Scott thinks that everyone should focus on shooting from the heart rather than trying to copy other peoples work and that will result in consistency in your work. If you just spend time trying to figure out what is important to you, that will be how you figure yourself out rather than spending time trying to mimic other successful photographers. Tamara thinks that one way to focus on things that you like is to find things that you really dislike and then try to focus on the inverse.
This week we kick things off with a question about Australian Shepard dogs:
Question One – Photographing Australian Shepard Dogs
Brandy has some Australian Shepard dogs and is wondering if there is anything she can do in camera to photograph them without blowing out the hilites?
Tamara: Check her custom functions to see if she has some kind of a contrast boost or something set that is making it more difficult to get a more even capture. If she is shooting with either a Canon or Nikon, there are additional custom functions which deal completely with hilites (Canon – hilite tone priority. Nikon – Active D Lighting).
Scott: In the old days, we had to make a choice on which part of the scene is important. Are we holding on to the hilites because of the religion of blown hilites or because there is actually detail there? Today you can do a lot with Photoshop but try to make good decisions when capturing the image.
Question Two – Octabanks for Speedlites
Steve Scheneky would like our thoughts on Octabanks for Speedlites.
Tamara: I haven’t messed with this too much myself but they do tend to produce a nice soft light.
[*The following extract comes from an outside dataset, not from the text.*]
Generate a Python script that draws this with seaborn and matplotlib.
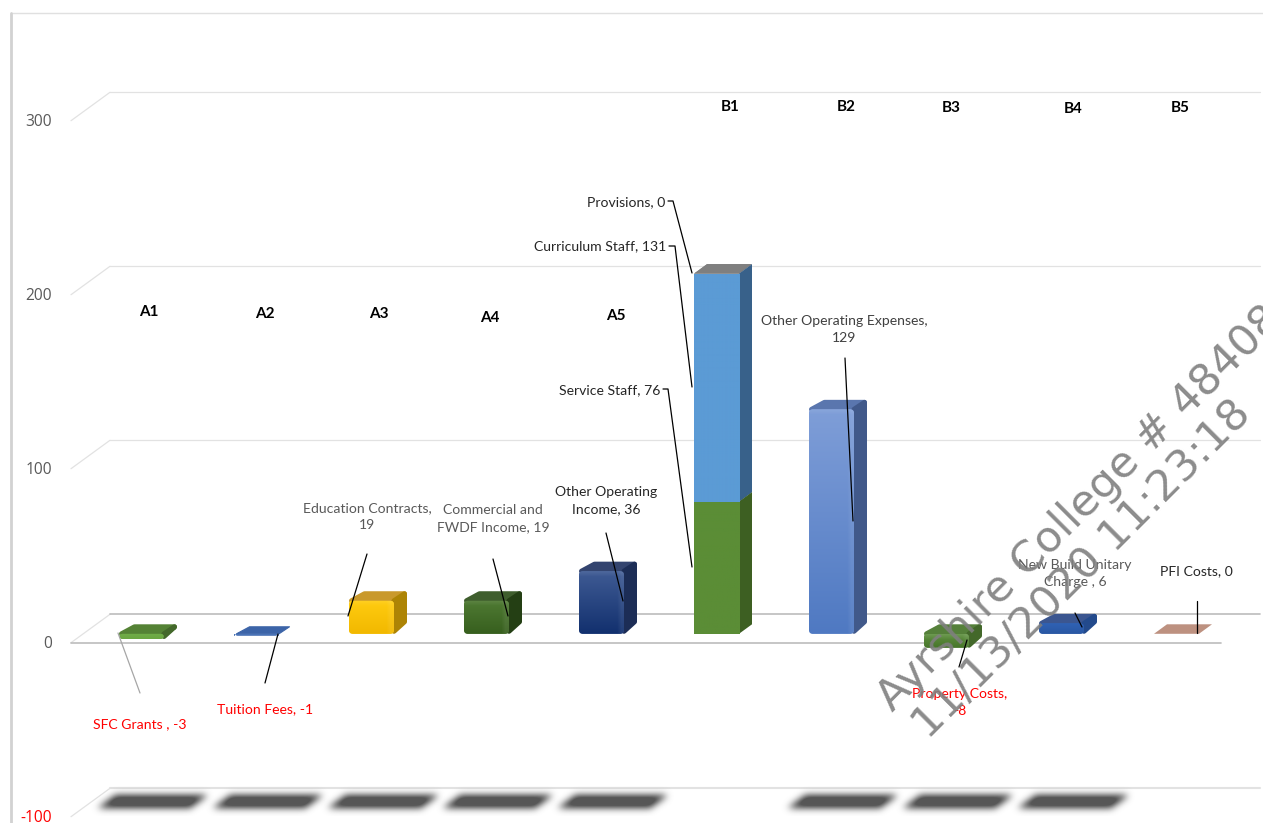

Scott: The main advantage of an octabank is that the catch light will be round. In my experience, based on the cost of everything you’ll need to put a kit together, you’ll spend more than you would if you just went out and bought a mono light and put a softbox on it.
Question Three – Lighting When Displaying Prints for Sale
This question originally came to us over at the GoingPro website and I wanted to ask Tamara about her thoughts on displaying and selling prints in gallery shows. Ror Engmim asks what kind of lights we use when displaying prints.
Tamara: I haven’t done any gallery shows but I do have a gallery in my studio where I sell my work. I have also used the Color Munki and the Xrite colorimeter to have a color managed workflow.
Scott: I do use special lights and you want to approximate pure daylight. There are daylight balanced bulbs that we use for that purpose. I can’t recommend a specific brand or model number because they change all the time. Look for a light that matches the light you are color proofing in.
Question Four – Lighting for Middle-Aged Models
Susan Koppel writes: I’ve been experimenting lately with some more dramatic lighting. This seems to work well if your model is 19 years old and has perfect skin but it looks awful on older models with less than perfect skin. What kind of lighting would you suggest using with middle ages models that is flattering but still retains depth and dimension.
Tamara: To do more dramatic lighting you should step back and take a look at your overall lighting setup. Make sure you have the proper perspective and you’re using the right lens. Make sure that you have proper separation between your subject and the background and if you’re going to use a hair light that you are actually lighting the hair. That has a big effect before you get into dramatic lighting. I use a fill light on everything I shoot and can make a huge difference on how I use the fill. A wide close light is going to be more flattering and use shadows to create the depth you need.
Scott: It’s important to understand the role that lighting plays in the show. Light illuminates and shadow defines. I like to start with the shadows.
Question Five – 50mm Lenses
Back in the film days, a 50mm f1.4 was the standard kit lens. How do the 50mm lenses of today compare to ones of yesteryear?
Tamara: I don’t think I’d be experienced enough in yesteryear because I haven’t worked with any vintage lenses.
Scott: The lenses today are much better in general. Almost every lens today – the technology behind their manufacture and design is far superior. You really see it in the zooms. The 50mm lenses that we used to have weren’t as bright or as sharp as the ones that are available today.